Australia’s bowling stranglehold over the English batsmen in the series is evident from the fact that all the three highest Economy Impact bowlers (Ryan Harris, Peter Siddle and Mitchell Johnson) in the series were from Australia and that all the Australian bowlers managed to register an Economy Impact as compared to only two bowlers from England (Stuart Broad and James Anderson).

With his 19 wicket haul in the series, Nathan Lyon marked his place as Australia’s number one spinner in their current Test setup. In fact, since Shane Warne’s retirement Nathan Lyon has emerged as the highest impact Australian spinner amongst all the spinning options that they have tried out and the fourth-highest impact Australian bowler in the mentioned time-frame after Harris, Hilfenhaus and Johnson.
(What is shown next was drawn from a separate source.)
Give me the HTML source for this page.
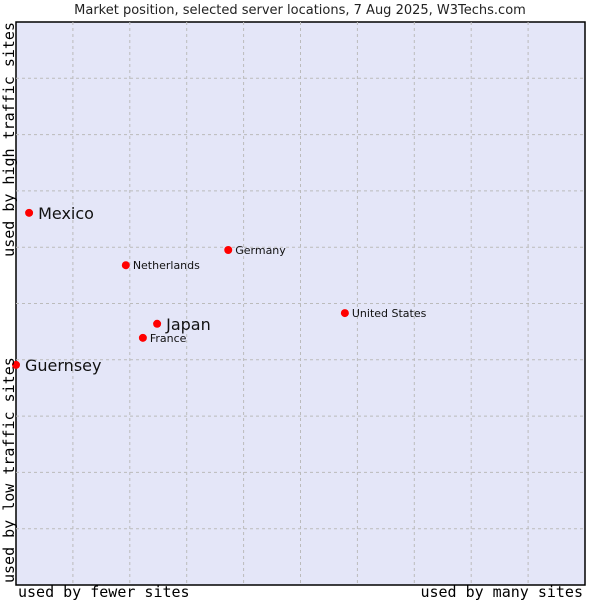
<!DOCTYPE html>
<html><head><meta charset="utf-8"><style>
body{margin:0;background:#fff;width:600px;height:600px;overflow:hidden}
svg text{font-family:"DejaVu Sans","Liberation Sans",sans-serif}
.mono{font-family:"DejaVu Sans Mono","Liberation Mono",monospace}
</style></head><body>
<svg id="chart" width="600" height="600">
<text x="300" y="14" text-anchor="middle" font-size="13" fill="#222">Market position, selected server locations, 7 Aug 2025, W3Techs.com</text>
<rect x="16" y="22" width="569" height="563" fill="#e4e6f8" stroke="#000" stroke-width="1.5"/>
<g id="grid"></g>
<g id="points"></g>
<text class="mono" x="18" y="597" font-size="15" fill="#000">used by fewer sites</text>
<text class="mono" x="583" y="597" font-size="15" text-anchor="end" fill="#000">used by many sites</text>
<text class="mono" transform="translate(14,22) rotate(-90)" font-size="15" text-anchor="end" fill="#000">used by high traffic sites</text>
<text class="mono" transform="translate(14,583) rotate(-90)" font-size="15" fill="#000">used by low traffic sites</text>
</svg>
<script>
const names=["Mexico","Germany","Netherlands","United States","Japan","France","Guernsey"];
const xValues=[2.3,37.3,19.3,57.8,24.8,22.3,0];
const yValues=[66.1,59.5,56.8,48.3,46.4,43.9,39.1];
const bigLabel=[true,false,false,false,true,false,true];
const L=16,T=22,W=569,H=563;
const sx=v=>L+v/100*W, sy=v=>T+H-v/100*H;
const ns="http://www.w3.org/2000/svg";
const grid=document.getElementById('grid');
for(let i=1;i<10;i++){
  const v=document.createElementNS(ns,'line');
  
  
  v.setAttribute('x1',sx(i*10));v.setAttribute('x2',sx(i*10));v.setAttribute('y1',T);v.setAttribute('y2',T+H);
  v.setAttribute('stroke','#bbb');v.setAttribute('stroke-dasharray','3,3');grid.appendChild(v);
  const h=document.createElementNS(ns,'line');
  
  
  h.setAttribute('y1',sy(i*10));h.setAttribute('y2',sy(i*10));h.setAttribute('x1',L);h.setAttribute('x2',L+W);
  h.setAttribute('stroke','#bbb');h.setAttribute('stroke-dasharray','3,3');grid.appendChild(h);
}
const pts=document.getElementById('points');
names.forEach((n,i)=>{
  const x=sx(xValues[i]),y=sy(yValues[i]);
  const c=document.createElementNS(ns,'circle');
  
  
  c.setAttribute('cx',x);c.setAttribute('cy',y);c.setAttribute('r',4);c.setAttribute('fill','#f00');
  pts.appendChild(c);
  const t=document.createElementNS(ns,'text');
  
  
  t.setAttribute('x',x+(bigLabel[i]?9:7));t.setAttribute('y',y+(bigLabel[i]?6:4));
  t.setAttribute('font-size',bigLabel[i]?16:11);t.setAttribute('fill','#111');
  t.textContent=n;pts.appendChild(t);
});
</script>
</body></html>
England’s only bright spot in the series was the performance of Ben Stokes who made his debut in this series. He was the only English player to register an all-round impact in the series (Both Batting and Bowling Impact over 1) and more importantly showed his ability to play under considerable pressure (he was England’s highest Pressure Impact batsman).

Michael Carberry had a bizarre series for England, he crossed 40 four times in the series and twice crossed 30 but failed to go on and score a big innings. He got the starts but was unable to build on it, a fact which is borne out by his New Ball Impact (ability to hold off the new ball) which was the joint-highest of the series along with David Warner. In spite of him being unable to influence the English batting fortunes in the series, he should be given at least one more shot at the top of the order for his ability to absorb pressure and to see-off the new ball. It will be interesting to see whether the English selectors back him or not.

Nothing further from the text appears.